The 7th day was kinda easy as well. Had a craving for something sweet in the morning, but I’ve made myself some porridge with natural sweeteners so this craving was not long at all. Then I had a big lunch and a few snacks later on. So, first week- officially done. 🙂
One of the biggest changes that I’ve made, was my sleeping schedule. I was going to bed at 10pm and waking up at 7 or 8am. It is kinda strange thing to do, because I’m an evening person and I usually go to bed at 2am or something like that, but now I’m trying to change it. I read in some book ,that I can’t remember correctly, that by going to bed early, ideal 9 or 10pm you really help your body to rest and do his functions. I believe that at this time your body hormones are working in they full force so it’s important that you would be in ”relax” or even sleep mode. It also helps to clean your skin and stuff, so yes to early bed time. I don’t know for how long this is going to last, but I’m really enjoying it.
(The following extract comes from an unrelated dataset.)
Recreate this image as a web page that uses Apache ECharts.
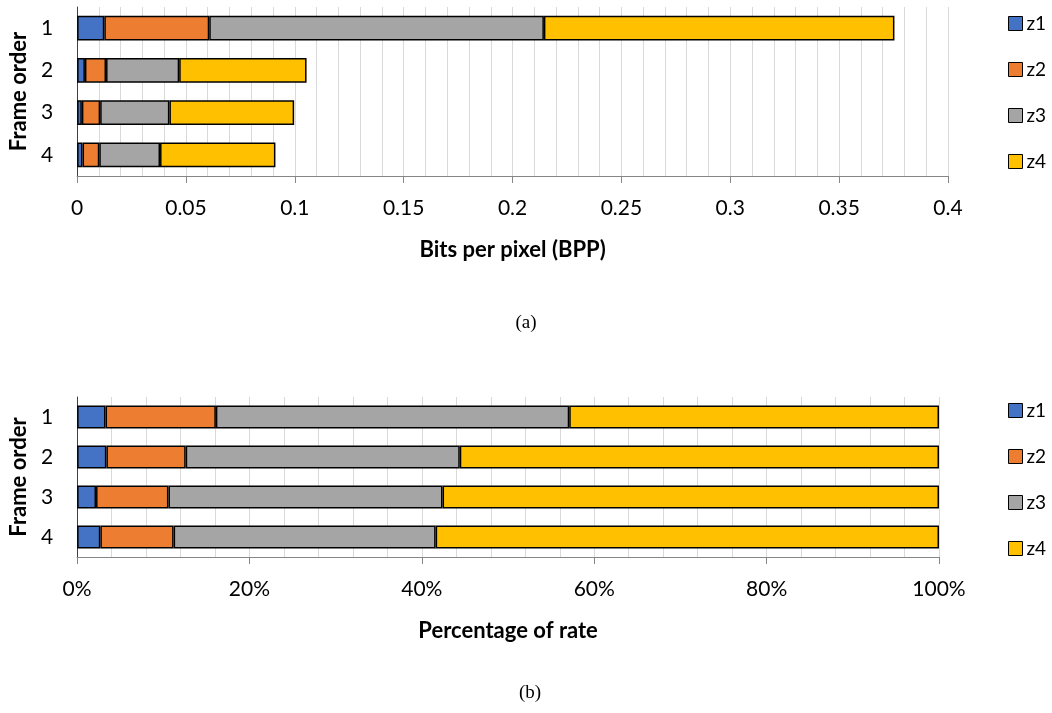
<!DOCTYPE html>
<html>
<head>
<meta charset="utf-8">
<script src="https://cdn.jsdelivr.net/npm/echarts@6/dist/echarts.min.js"></script>
<style>
  html, body { margin: 0; padding: 0; background: #fff; }
  #chart { width: 1052px; height: 713px; }
</style>
</head>
<body>
<div id="chart"></div>
<script>
// Frame order categories
const frames = ['1', '2', '3', '4'];
const layerNames = ['z1', 'z2', 'z3', 'z4'];

// (a) bits per pixel spent on each layer, per frame
const bppZ1 = [0.0125, 0.0036, 0.0022, 0.0025];
const bppZ2 = [0.0482, 0.0097, 0.0084, 0.0077];
const bppZ3 = [0.1537, 0.0336, 0.0318, 0.0279];
const bppZ4 = [0.1610, 0.0585, 0.0573, 0.0530];

// (b) share of the frame's rate taken by each layer, in percent
const pctZ1 = [3.3, 3.4, 2.2, 2.7];
const pctZ2 = [12.8, 9.2, 8.4, 8.5];
const pctZ3 = [41.0, 31.8, 31.8, 30.4];
const pctZ4 = [42.9, 55.6, 57.6, 58.4];

const colors = ['#4472C4', '#ED7D31', '#A5A5A5', '#FFC000'];
const FONT = 'Lato, "Open Sans", sans-serif';
const SERIF = '"Liberation Serif", "DejaVu Serif", serif';

const chart = echarts.init(document.getElementById('chart'), null, { renderer: 'canvas' });

function valueAxis(gridIndex, min, max, interval, fmt, name) {
  return {
    type: 'value', gridIndex, min, max, interval,
    name, nameLocation: 'middle', nameGap: 63,
    nameTextStyle: { fontFamily: FONT, fontSize: 22, fontWeight: 'bold', color: '#000' },
    axisLine: { show: true, lineStyle: { color: '#868686', width: 1 } },
    axisTick: { show: true, length: 7, lineStyle: { color: '#868686' } },
    axisLabel: { fontFamily: FONT, fontSize: 21, color: '#000', margin: 22, formatter: fmt },
    splitLine: { show: true, lineStyle: { color: '#d9d9d9', width: 1 } },
    minorTick: { show: false, splitNumber: 5 },
    minorSplitLine: { show: true, lineStyle: { color: '#d9d9d9', width: 1 } }
  };
}

function catAxis(gridIndex, gap) {
  return {
    type: 'category', gridIndex, data: frames, inverse: true,
    name: 'Frame order', nameLocation: 'middle', nameRotate: 90, nameGap: gap,
    nameTextStyle: { fontFamily: FONT, fontSize: 22, fontWeight: 'bold', color: '#000' },
    axisLine: { show: true, lineStyle: { color: '#404040', width: 1 } },
    axisTick: { show: false },
    axisLabel: { fontFamily: FONT, fontSize: 21, color: '#000', margin: 24 }
  };
}

function stackSeries(values, idx, axisIdx, stack) {
  return {
    name: layerNames[idx], type: 'bar', stack,
    xAxisIndex: axisIdx, yAxisIndex: axisIdx,
    data: values, barCategoryGap: '42%',
    itemStyle: { color: colors[idx], borderColor: '#000', borderWidth: 1.5 },
    emphasis: { disabled: true },
    animation: false
  };
}

function legend(top) {
  return {
    orient: 'vertical', left: 1003, top,
    itemWidth: 14, itemHeight: 14, itemGap: 27,
    icon: 'rect',
    data: layerNames,
    selectedMode: false,
    itemStyle: { borderColor: '#000', borderWidth: 1 },
    textStyle: { fontFamily: FONT, fontSize: 19, color: '#000', padding: [0, 0, 0, -1] }
  };
}

const option = {
  backgroundColor: '#fff',
  animation: false,
  color: colors,
  title: [
    { text: '(a)', left: 521, top: 309, textAlign: 'center',
      textStyle: { fontFamily: SERIF, fontSize: 19, fontWeight: 'normal', color: '#000' } },
    { text: '(b)', left: 525, top: 679, textAlign: 'center',
      textStyle: { fontFamily: SERIF, fontSize: 19, fontWeight: 'normal', color: '#000' } }
  ],
  legend: [legend(9), legend(396)],
  grid: [
    { left: 77, right: 104, top: 7, height: 169 },
    { left: 73, right: 113, top: 397, height: 160 }
  ],
  xAxis: [
    valueAxis(0, 0, 0.4, 0.05, null, 'Bits per pixel (BPP)'),
    valueAxis(1, 0, 100, 20, '{value}%', 'Percentage of rate')
  ],
  yAxis: [catAxis(0, 46), catAxis(1, 44)],
  series: [
    stackSeries(bppZ1, 0, 0, 'bpp'),
    stackSeries(bppZ2, 1, 0, 'bpp'),
    stackSeries(bppZ3, 2, 0, 'bpp'),
    stackSeries(bppZ4, 3, 0, 'bpp'),
    stackSeries(pctZ1, 0, 1, 'pct'),
    stackSeries(pctZ2, 1, 1, 'pct'),
    stackSeries(pctZ3, 2, 1, 'pct'),
    stackSeries(pctZ4, 3, 1, 'pct')
  ]
};

chart.setOption(option);
</script>
</body>
</html>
The other strange thing that has happened, was that I actually, after 1 or even 2 years break, started to read book ”Eat.Move.Sleep.” by Tom Rath. When I bought it and was trying to read it I was not ”feeling” it. Seemed like every single sentence does not make sense and everything is so unnecessary. I was reading this book really slowly, marking the phrases and information that was interesting and important in my eyes, but then I stopped. I stopped because, I was in this position, that if I want to read a book I have to rally enjoy it and I was not enjoying this one, so I stopped. I was not reading it for quite some time, but one evening, when I decided to have some pamper time, I just picked this book. Had a look threw the pages I had read and decided to continue my reading. And I’m so surprised that right now, I’m really enjoying this book and I’m sinking in every single word. I think that, when I started to read this I was not ready and I just couldn’t relate, but right now, when I’m trying to change my lifestyle and having all these struggles that is written in this book, right now is really helping to keep my mindset clear for all the temptation.